<<<<
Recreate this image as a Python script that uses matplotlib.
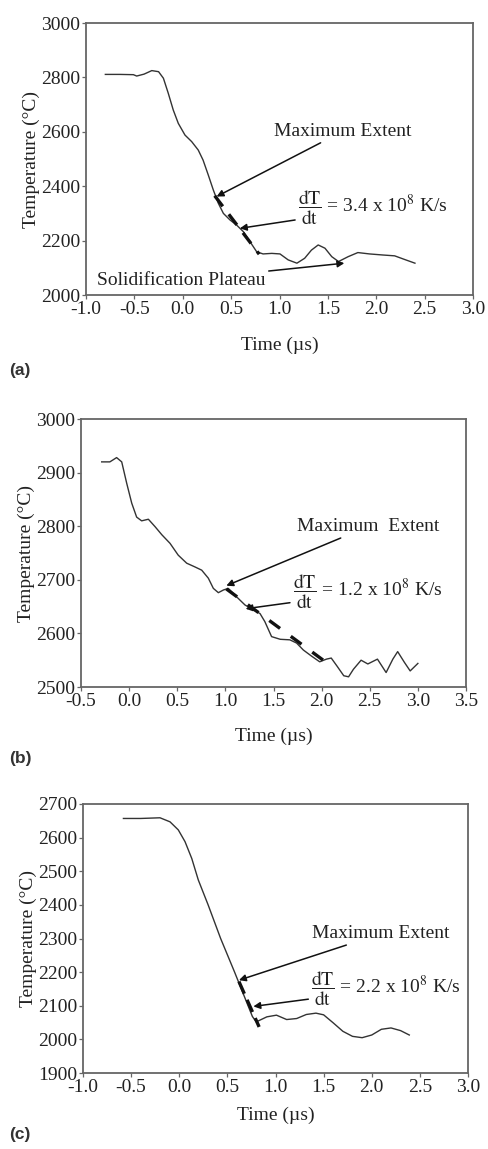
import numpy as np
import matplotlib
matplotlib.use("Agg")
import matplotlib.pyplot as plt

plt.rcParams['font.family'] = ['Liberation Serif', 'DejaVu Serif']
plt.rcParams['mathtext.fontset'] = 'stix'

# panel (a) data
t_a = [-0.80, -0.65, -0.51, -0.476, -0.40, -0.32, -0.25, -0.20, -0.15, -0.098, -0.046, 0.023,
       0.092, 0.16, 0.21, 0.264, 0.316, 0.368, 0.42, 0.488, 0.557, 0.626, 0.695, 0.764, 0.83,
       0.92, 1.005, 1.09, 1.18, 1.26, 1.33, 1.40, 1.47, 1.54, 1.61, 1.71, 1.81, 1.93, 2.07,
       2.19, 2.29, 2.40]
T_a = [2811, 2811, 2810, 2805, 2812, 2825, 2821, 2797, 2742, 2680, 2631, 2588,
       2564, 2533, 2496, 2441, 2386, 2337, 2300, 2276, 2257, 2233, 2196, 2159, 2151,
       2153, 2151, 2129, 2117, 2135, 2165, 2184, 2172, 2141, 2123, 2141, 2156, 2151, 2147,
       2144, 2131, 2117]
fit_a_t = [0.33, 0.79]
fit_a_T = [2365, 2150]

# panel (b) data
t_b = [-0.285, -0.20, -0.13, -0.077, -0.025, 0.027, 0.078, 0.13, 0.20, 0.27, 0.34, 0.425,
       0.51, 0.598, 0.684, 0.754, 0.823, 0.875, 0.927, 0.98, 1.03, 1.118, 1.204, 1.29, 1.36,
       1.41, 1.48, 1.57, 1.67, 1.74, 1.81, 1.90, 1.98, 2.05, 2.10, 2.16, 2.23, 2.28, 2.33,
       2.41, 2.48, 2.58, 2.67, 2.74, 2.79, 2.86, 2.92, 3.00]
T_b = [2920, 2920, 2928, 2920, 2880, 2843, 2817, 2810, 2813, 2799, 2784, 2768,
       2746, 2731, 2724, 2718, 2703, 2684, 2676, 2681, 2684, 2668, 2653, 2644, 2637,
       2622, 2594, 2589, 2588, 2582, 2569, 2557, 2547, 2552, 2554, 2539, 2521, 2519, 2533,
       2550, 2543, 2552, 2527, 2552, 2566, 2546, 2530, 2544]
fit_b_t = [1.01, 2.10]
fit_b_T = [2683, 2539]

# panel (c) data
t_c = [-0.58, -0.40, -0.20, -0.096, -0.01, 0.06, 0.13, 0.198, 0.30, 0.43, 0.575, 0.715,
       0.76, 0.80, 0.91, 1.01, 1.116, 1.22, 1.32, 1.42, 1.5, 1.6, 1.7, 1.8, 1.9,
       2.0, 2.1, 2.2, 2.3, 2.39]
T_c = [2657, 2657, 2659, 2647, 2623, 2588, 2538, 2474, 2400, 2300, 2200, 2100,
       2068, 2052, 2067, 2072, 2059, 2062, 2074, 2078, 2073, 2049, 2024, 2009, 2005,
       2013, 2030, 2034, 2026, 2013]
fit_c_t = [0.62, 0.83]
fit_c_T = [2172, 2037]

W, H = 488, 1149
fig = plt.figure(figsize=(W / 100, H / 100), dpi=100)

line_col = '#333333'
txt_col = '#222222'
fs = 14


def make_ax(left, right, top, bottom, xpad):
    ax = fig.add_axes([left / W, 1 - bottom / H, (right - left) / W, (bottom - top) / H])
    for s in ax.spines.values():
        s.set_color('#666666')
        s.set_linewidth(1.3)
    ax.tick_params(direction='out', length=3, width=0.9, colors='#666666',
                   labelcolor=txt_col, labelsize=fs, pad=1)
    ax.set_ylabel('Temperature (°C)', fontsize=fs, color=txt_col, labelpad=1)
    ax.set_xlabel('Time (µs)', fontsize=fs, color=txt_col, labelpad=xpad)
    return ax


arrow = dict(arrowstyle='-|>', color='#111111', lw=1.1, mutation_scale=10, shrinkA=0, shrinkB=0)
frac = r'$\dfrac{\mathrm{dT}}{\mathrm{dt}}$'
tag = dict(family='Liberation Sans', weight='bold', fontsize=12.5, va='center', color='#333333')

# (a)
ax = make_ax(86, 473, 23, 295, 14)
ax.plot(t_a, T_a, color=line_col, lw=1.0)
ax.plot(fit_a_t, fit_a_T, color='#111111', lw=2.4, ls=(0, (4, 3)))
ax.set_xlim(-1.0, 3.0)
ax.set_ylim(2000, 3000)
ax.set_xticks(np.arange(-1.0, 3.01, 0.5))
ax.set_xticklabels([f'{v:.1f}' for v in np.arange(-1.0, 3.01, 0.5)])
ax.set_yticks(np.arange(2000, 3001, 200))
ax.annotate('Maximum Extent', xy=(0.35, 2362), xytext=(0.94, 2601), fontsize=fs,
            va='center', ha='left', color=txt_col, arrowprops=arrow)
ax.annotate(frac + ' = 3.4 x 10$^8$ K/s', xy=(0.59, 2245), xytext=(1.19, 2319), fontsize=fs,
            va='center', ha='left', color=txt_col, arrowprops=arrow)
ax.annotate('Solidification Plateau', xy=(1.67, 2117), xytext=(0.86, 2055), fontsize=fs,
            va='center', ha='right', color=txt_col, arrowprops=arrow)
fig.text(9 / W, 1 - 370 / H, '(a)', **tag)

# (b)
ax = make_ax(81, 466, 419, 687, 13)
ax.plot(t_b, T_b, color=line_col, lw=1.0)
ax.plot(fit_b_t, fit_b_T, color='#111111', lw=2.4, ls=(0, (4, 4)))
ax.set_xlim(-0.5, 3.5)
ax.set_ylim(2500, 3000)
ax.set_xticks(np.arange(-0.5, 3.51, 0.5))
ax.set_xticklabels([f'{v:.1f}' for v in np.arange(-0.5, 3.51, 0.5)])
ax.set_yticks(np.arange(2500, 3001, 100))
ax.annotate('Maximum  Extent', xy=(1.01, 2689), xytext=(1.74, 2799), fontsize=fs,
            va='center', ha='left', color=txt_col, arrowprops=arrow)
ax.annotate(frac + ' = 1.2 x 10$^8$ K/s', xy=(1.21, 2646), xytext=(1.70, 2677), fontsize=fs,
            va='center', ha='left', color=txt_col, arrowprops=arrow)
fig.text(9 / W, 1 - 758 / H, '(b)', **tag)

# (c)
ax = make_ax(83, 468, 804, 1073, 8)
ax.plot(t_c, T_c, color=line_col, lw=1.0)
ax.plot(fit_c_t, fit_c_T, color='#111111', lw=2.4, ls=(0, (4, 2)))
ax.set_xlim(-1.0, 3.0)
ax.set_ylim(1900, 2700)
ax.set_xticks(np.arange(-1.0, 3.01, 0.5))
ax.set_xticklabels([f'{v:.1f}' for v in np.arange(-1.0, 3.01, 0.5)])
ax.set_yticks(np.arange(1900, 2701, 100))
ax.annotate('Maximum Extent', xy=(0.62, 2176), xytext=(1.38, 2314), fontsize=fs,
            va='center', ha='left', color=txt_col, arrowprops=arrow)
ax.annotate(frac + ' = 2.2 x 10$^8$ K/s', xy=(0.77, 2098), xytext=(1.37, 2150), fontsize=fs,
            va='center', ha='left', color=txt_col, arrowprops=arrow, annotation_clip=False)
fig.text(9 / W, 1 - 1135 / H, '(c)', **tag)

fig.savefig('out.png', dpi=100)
>>>>
**INSTRUCTIONS TO FOLLOW**
Leave out the pictures, then repeat the listing above exactly from its first line to the line with "fit_a_T = [2365, 2150]", inclusive.

**RESPONSE**
Recreate this image as a Python script that uses matplotlib.
import numpy as np
import matplotlib
matplotlib.use("Agg")
import matplotlib.pyplot as plt

plt.rcParams['font.family'] = ['Liberation Serif', 'DejaVu Serif']
plt.rcParams['mathtext.fontset'] = 'stix'

# panel (a) data
t_a = [-0.80, -0.65, -0.51, -0.476, -0.40, -0.32, -0.25, -0.20, -0.15, -0.098, -0.046, 0.023,
       0.092, 0.16, 0.21, 0.264, 0.316, 0.368, 0.42, 0.488, 0.557, 0.626, 0.695, 0.764, 0.83,
       0.92, 1.005, 1.09, 1.18, 1.26, 1.33, 1.40, 1.47, 1.54, 1.61, 1.71, 1.81, 1.93, 2.07,
       2.19, 2.29, 2.40]
T_a = [2811, 2811, 2810, 2805, 2812, 2825, 2821, 2797, 2742, 2680, 2631, 2588,
       2564, 2533, 2496, 2441, 2386, 2337, 2300, 2276, 2257, 2233, 2196, 2159, 2151,
       2153, 2151, 2129, 2117, 2135, 2165, 2184, 2172, 2141, 2123, 2141, 2156, 2151, 2147,
       2144, 2131, 2117]
fit_a_t = [0.33, 0.79]
fit_a_T = [2365, 2150]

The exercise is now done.